Efficient computation of simplicial weights for provably faithful TOPF

Develop efficient algorithms to compute simplicial weights for the symmetric weighted Hodge Laplacian L_k^w = W^{1/2} B_{k-1} B_{k-1}^⊤ W^{1/2} + W^{-1/2} B_k B_k^⊤ W^{-1/2} within the TOPF pipeline, so that the resulting harmonic representatives and their aggregated point-level features are provably the most faithful topological point features for a given point cloud and its α-/Vietoris–Rips filtration.

Background

TOPF projects persistent homology generators to the harmonic subspace of a simplicial complex using the (possibly weighted) Hodge Laplacian, and then aggregates simplex-level values to point-level features.
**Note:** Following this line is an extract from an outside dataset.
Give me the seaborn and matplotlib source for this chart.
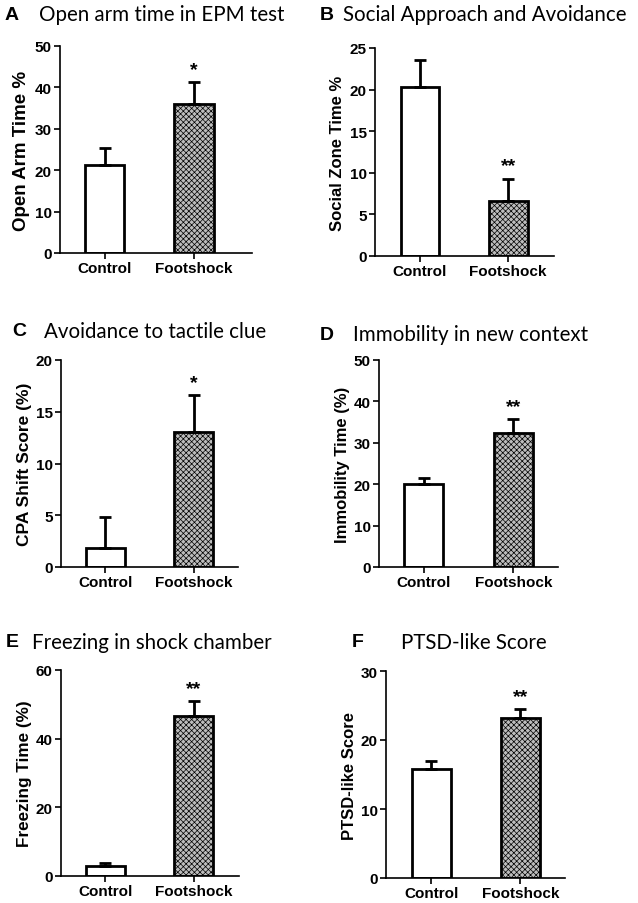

The paper introduces two heuristic weighting schemes—one based on the count of incident higher-dimensional simplices (w_Δ) and another based on effective Hodge resistance (w_R)—to improve robustness and homogeneity of harmonic representatives.

While these heuristics are practical, the authors emphasize the need for principled, efficient computation of simplicial weights that come with provable guarantees of producing the most faithful topological point features. Achieving such guarantees would directly strengthen the theoretical foundation and practical reliability of TOPF across diverse datasets.